Cops grab somebody beating up a little kid or a woman on a subway or wherever.
They bring the person in.
The person is obviously deranged because the police can see it.
Person then goes in cuffs to Bellevue, where he or she is a person.
examined by psychiatric personnel.
The personnel evaluate the violent loon
and give a recommendation, OK?
Committed or free?
The recommendation has to be followed for 30 days.
So more evaluation can take place.
This is how it used to work when I was a kid
And when we didn't have all this.
But the left doesn't want this.
Because they say it's cruel and inhumane
to take violent loons off the street
and put them in facilities to be evaluated.
They don't want it.
They're going to fight against it, which is why we don't have it.
Now, they'll cite every debate I hear.
Oh, it hasn't worked in the past, involuntary commitment.
has not worked. Yeah, it has. Remember when you were a kid. I used to take the train from the
Westbury Station into Penn Station, get off the train, go to Times Square, walk around,
and then take a subway up to the Yankee game. Okay, I was 12, 13. Would I let my 12, 13 year old do
that now? No way. No. I remember doing it, and I didn't see a lot of loons all over the streets.
There were the same percentage of people who were crazy, but they were committed in places like
Creedmoor, and they were off the streets. Now, was there abuse?

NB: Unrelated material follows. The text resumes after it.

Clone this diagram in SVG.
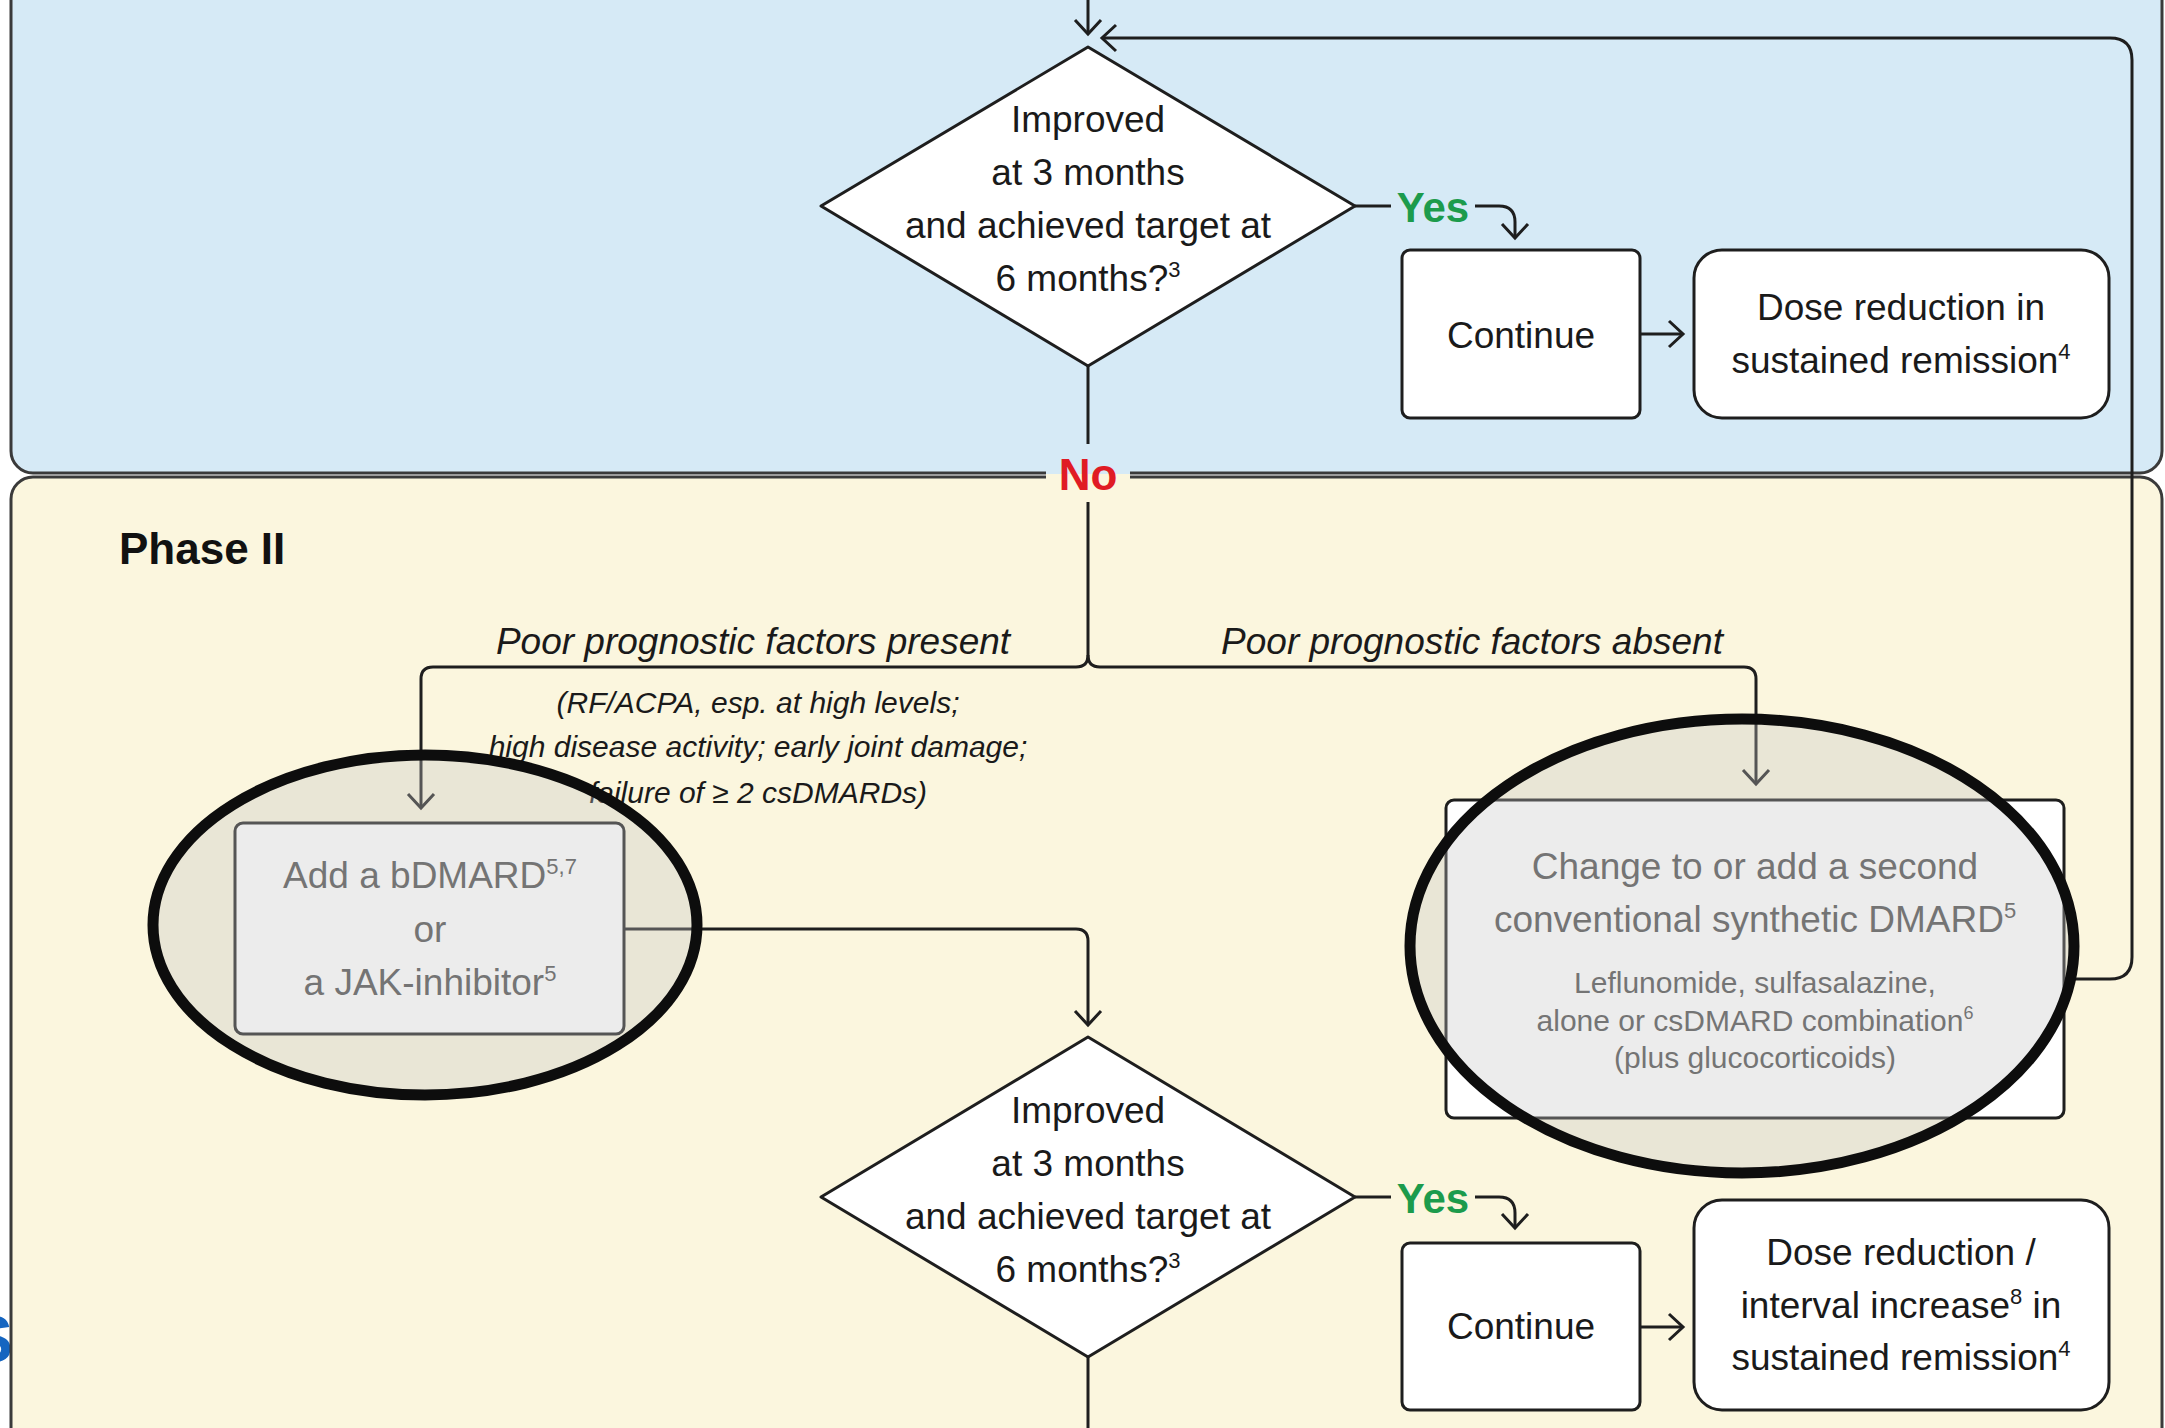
<svg xmlns="http://www.w3.org/2000/svg" width="2165" height="1428" viewBox="0 0 2165 1428">
  <defs>
    <style>
      .panel { stroke: #3a3a3a; stroke-width: 3; }
      .blue { fill: #d6eaf6; }
      .beige { fill: #fbf6de; }
      .box { fill: #ffffff; stroke: #1e1e1e; stroke-width: 3; }
      .diamond { fill: #ffffff; stroke: #1e1e1e; stroke-width: 3; stroke-linejoin: round; }
      .wire { fill: none; stroke: #1e1e1e; stroke-width: 3; }
      .t { font-family: "Liberation Sans", Arial, sans-serif; font-size: 37px; fill: #1a1a1a; text-anchor: middle; }
      .sm { font-size: 30px; }
      .it { font-style: italic; }
      .muted { fill: #4d4d4d; }
      .yes { font-family: "Liberation Sans", Arial, sans-serif; font-weight: bold; font-size: 42px; fill: #1c9b4c; text-anchor: middle; }
      .no { font-family: "Liberation Sans", Arial, sans-serif; font-weight: bold; font-size: 44px; fill: #e01b24; text-anchor: middle; }
      .sup { font-size: 22px; }
      .ring { fill: #c4c4c4; fill-opacity: 0.33; stroke: #0d0d0d; stroke-width: 11; }
    </style>
    <marker id="arr" viewBox="-18 -16 20 32" refX="0" refY="0" markerWidth="20" markerHeight="32" markerUnits="userSpaceOnUse" orient="auto" overflow="visible">
      <path d="M-14,-13 L0,0 L-14,13" fill="none" stroke="#1e1e1e" stroke-width="3" stroke-linejoin="miter"/>
    </marker>
  </defs>

  <!-- stray edge glyph at the left margin -->
  <text x="-31" y="1362" font-family="Liberation Sans, Arial, sans-serif" font-weight="bold" font-size="66" fill="#1565c0">S</text>

  <!-- phase panels -->
  <g id="phase1-panel">
    <rect class="panel blue" x="11" y="-60" width="2151" height="533" rx="22"/>
  </g>
  <g id="phase2-panel">
    <rect class="panel beige" x="11" y="477" width="2151" height="1000" rx="22"/>
    <text x="119" y="564" font-family="Liberation Sans, Arial, sans-serif" font-weight="bold" font-size="44" fill="#111">Phase II</text>
  </g>

  <!-- connectors -->
  <g id="connectors">
    <path class="wire" d="M1088,-5 V34" marker-end="url(#arr)"/>
    <path class="wire" d="M2064,979 H2110 Q2132,979 2132,957 V60 Q2132,38 2110,38 H1102" marker-end="url(#arr)"/>
    <path class="wire" d="M1355,206 H1391"/>
    <path class="wire" d="M1475,206 H1499 Q1515,206 1515,222 V238" marker-end="url(#arr)"/>
    <path class="wire" d="M1640,334 H1683" marker-end="url(#arr)"/>
    <path class="wire" d="M1088,366 V446"/>
    <path class="wire" d="M1088,500 V655 Q1088,667 1076,667 H433 Q421,667 421,679 V808" marker-end="url(#arr)"/>
    <path class="wire" d="M1088,655 Q1088,667 1100,667 H1744 Q1756,667 1756,679 V784" marker-end="url(#arr)"/>
    <path class="wire" d="M624,929 H1076 Q1088,929 1088,941 V1025" marker-end="url(#arr)"/>
    <path class="wire" d="M1355,1197 H1391"/>
    <path class="wire" d="M1475,1197 H1499 Q1515,1197 1515,1213 V1228" marker-end="url(#arr)"/>
    <path class="wire" d="M1640,1327 H1683" marker-end="url(#arr)"/>
    <path class="wire" d="M1088,1357 V1432"/>
  </g>

  <!-- branch labels -->
  <g id="label-yes-1"><text class="yes" x="1433" y="222">Yes</text></g>
  <g id="label-no">
    <rect x="1046" y="444" width="84" height="30" class="blue"/>
    <rect x="1046" y="474" width="84" height="28" class="beige"/>
    <text class="no" x="1088" y="490">No</text>
  </g>
  <g id="label-present">
    <text class="t it" x="753" y="654">Poor prognostic factors present</text>
    <text class="t it sm" x="758" y="713" fill="#2a2a2a">(RF/ACPA, esp. at high levels;</text>
    <text class="t it sm" x="758" y="757" fill="#2a2a2a">high disease activity; early joint damage;</text>
    <text class="t it sm" x="758" y="803" fill="#2a2a2a">failure of ≥ 2 csDMARDs)</text>
  </g>
  <g id="label-absent"><text class="t it" x="1472" y="654">Poor prognostic factors absent</text></g>
  <g id="label-yes-2"><text class="yes" x="1433" y="1213">Yes</text></g>

  <!-- decision: phase I -->
  <g id="decision-1">
    <path class="diamond" d="M1088,47 L1355,206 L1088,366 L821,206 Z"/>
    <text class="t" x="1088" y="132">Improved</text>
    <text class="t" x="1088" y="185">at 3 months</text>
    <text class="t" x="1088" y="238">and achieved target at</text>
    <text class="t" x="1088" y="291">6 months?<tspan class="sup" dy="-14">3</tspan></text>
  </g>

  <g id="continue-1">
    <rect class="box" x="1402" y="250" width="238" height="168" rx="8"/>
    <text class="t" x="1521" y="348">Continue</text>
  </g>

  <g id="dose-reduction-1">
    <rect class="box" x="1694" y="250" width="415" height="168" rx="28"/>
    <text class="t" x="1901" y="320">Dose reduction in</text>
    <text class="t" x="1901" y="373">sustained remission<tspan class="sup" dy="-14">4</tspan></text>
  </g>

  <!-- phase II treatment options -->
  <g id="add-bdmard">
    <rect class="box" x="235" y="823" width="389" height="211" rx="8" stroke="#555"/>
    <text class="t muted" x="430" y="888">Add a bDMARD<tspan class="sup" dy="-14">5,7</tspan></text>
    <text class="t muted" x="430" y="942">or</text>
    <text class="t muted" x="430" y="995">a JAK-inhibitor<tspan class="sup" dy="-14">5</tspan></text>
  </g>

  <g id="change-csdmard">
    <rect class="box" x="1446" y="800" width="618" height="318" rx="8"/>
    <text class="t muted" x="1755" y="879">Change to or add a second</text>
    <text class="t muted" x="1755" y="932">conventional synthetic DMARD<tspan class="sup" dy="-14">5</tspan></text>
    <text class="t sm muted" x="1755" y="993">Leflunomide, sulfasalazine,</text>
    <text class="t sm muted" x="1755" y="1031">alone or csDMARD combination<tspan style="font-size:18px" dy="-12">6</tspan></text>
    <text class="t sm muted" x="1755" y="1068">(plus glucocorticoids)</text>
  </g>

  <!-- decision: phase II -->
  <g id="decision-2">
    <path class="diamond" d="M1088,1037 L1355,1197 L1088,1357 L821,1197 Z"/>
    <text class="t" x="1088" y="1123">Improved</text>
    <text class="t" x="1088" y="1176">at 3 months</text>
    <text class="t" x="1088" y="1229">and achieved target at</text>
    <text class="t" x="1088" y="1282">6 months?<tspan class="sup" dy="-14">3</tspan></text>
  </g>

  <g id="continue-2">
    <rect class="box" x="1402" y="1243" width="238" height="167" rx="8"/>
    <text class="t" x="1521" y="1339">Continue</text>
  </g>

  <g id="dose-reduction-2">
    <rect class="box" x="1694" y="1200" width="415" height="210" rx="28"/>
    <text class="t" x="1901" y="1265">Dose reduction /</text>
    <text class="t" x="1901" y="1318">interval increase<tspan class="sup" dy="-14">8</tspan><tspan dy="14"> in</tspan></text>
    <text class="t" x="1901" y="1370">sustained remission<tspan class="sup" dy="-14">4</tspan></text>
  </g>

  <!-- highlight rings -->
  <g id="highlight-rings">
    <ellipse class="ring" cx="425" cy="925" rx="272" ry="170"/>
    <ellipse class="ring" cx="1742" cy="946" rx="332" ry="227"/>
  </g>
</svg>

Yeah, there was.
And Geraldo uncovered that at Willowbrook on Staten Island.
There was abuse, and that's a crime.
And those people who abused the criminally insane should be charged with a crime.
Absolutely.
But you don't throw out the whole system because you have some cases of abuse.
That system should be reimposed.
You cannot have thousands, and I mean that literally,
of violently damaged people, mentally damaged people, walking around any city, because public safety
collapses.
And that's what we have.
And everybody knows it.
There are two sides to it.
So 30 years ago, we didn't have it.
Now we have it.
because these people are not segregated.
They're allowed to do what they do over and over and over and over and over.
And Hogle just caught on, just caught on.
Oh, we maybe need a new law here.
I'll tell you what, we deserve better.
We, New Yorkers, deserve better.
When mayor, from the governor, from the city council, from the legislature, we're getting screwed on so many levels.